Published on Sole24Ore – NT Lavoro – on 22/02/2023
The Court of Cassation, in its judgment 5288/2023 of 20 February, upholding an appeal for revocation based on Article 391-bis of the Code of Civil Procedure, provided a complete examination of the provisions of the NCBA of the tertiary sector on the protected period, in the sense of considering a protected period by summation, without prejudice to the autonomy of the separate periods of absence for illness and accident.
A worker was absent from work due to illness in two separate periods - respectively of 109 and 124 days - and was dismissed for exceeding the protected period. The Court of Appeal ruled that the measure was unlawful, interpreting the provisions of the NCBA of the tertiary sector as providing for a spell of 180 days in a row.
The Court of Cassation upheld the territorial court's interpretation of the combined provisions of Articles 175 and 177 of the NCBA of the tertiary sector, according to which, if an accident succeeds an illness, even without a break, a new and separate protected period of 180 days begins to run and only on its expiry can dismissal for the exceed protected period be made.
The company appealed against the decision of the Court of Cassation pursuant to Article 391-bis of the Code of Civil Procedure, in relation to the hypothesis provided by Article 395, number 4 of the same Code, pointing out that in the specific case the existence of episodes of illness and accident was incontrovertibly excluded. The worker, in fact, had been absent in two separate periods, for a total of more than 180 days, always due to illness.

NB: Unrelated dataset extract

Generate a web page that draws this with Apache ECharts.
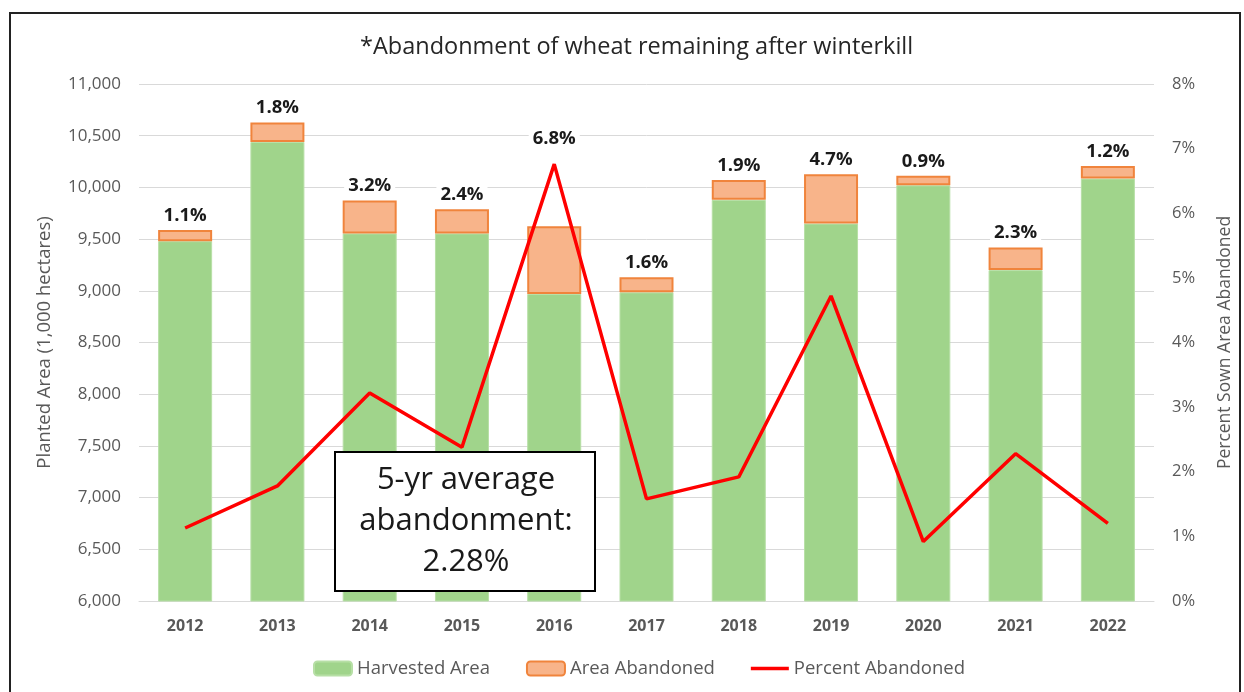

The Court Cassation upheld the appeal, reminding that an appeal for revision of judgments of the Court of Cassation is allowed in the hypothesis of an error made in the reading of the acts internal to the judgment of legitimacy, which presupposes the existence of divergent representations of the same object, one emerging from the judgment and the other from the acts and documents of the case (Court of Cassation, Judgment no. 31032/2019) and is such as to have led the judge to base his assessment of the procedural situation on the supposed existence (or non-existence) of a fact, which was instead excluded (or acquired) in the reality of the trial.
In this case, it was incontrovertible from the court documents that the employee had taken two separate periods of absence, both for illness. Therefore, the Court of Cassation had rejected the company's appeal on the erroneous factual assumption that the absences had taken place first because of an accident and then because of illness.
With reference to the correct interpretation of the provisions of the NCBA of the tertiary sector on the protected period, the Court of Cassation refers to the text of the provisions cited, whereby in the event of illness the worker is entitled to keep his job 'for a maximum period of 180 days in the calendar year' (Article 175) and the same rules also apply to absences due to accident (Article 177). The statement in the minutes at the end of Article 177 further provides that, for the purposes of reaching the maximum period of job retention, the periods of time off for illness and accident are separate, each lasting 180 days.
For the Supreme Court, there is no doubt that the NCBA provides the possibility of exceeding the protected period by summation of distinct periods of illness: in this regard, the provision makes no reference to the consecutive or uninterrupted nature of the absences and the use of the singular in relation to “period” contradicts the possibility of considering the preservation of employment to be permitted in the face of several periods of absence in the calendar year, each of 180 days.
Lastly, recalling its own well-established orientation, the Court notes how the temporal reference to the calendar year clearly shows the intention of the social parties not to limit the protected period to a single morbid event, "given that for this purpose it would have been sufficient to establish that the illness should not have exceeded 180 days" (Court of Cassation 1973/1984).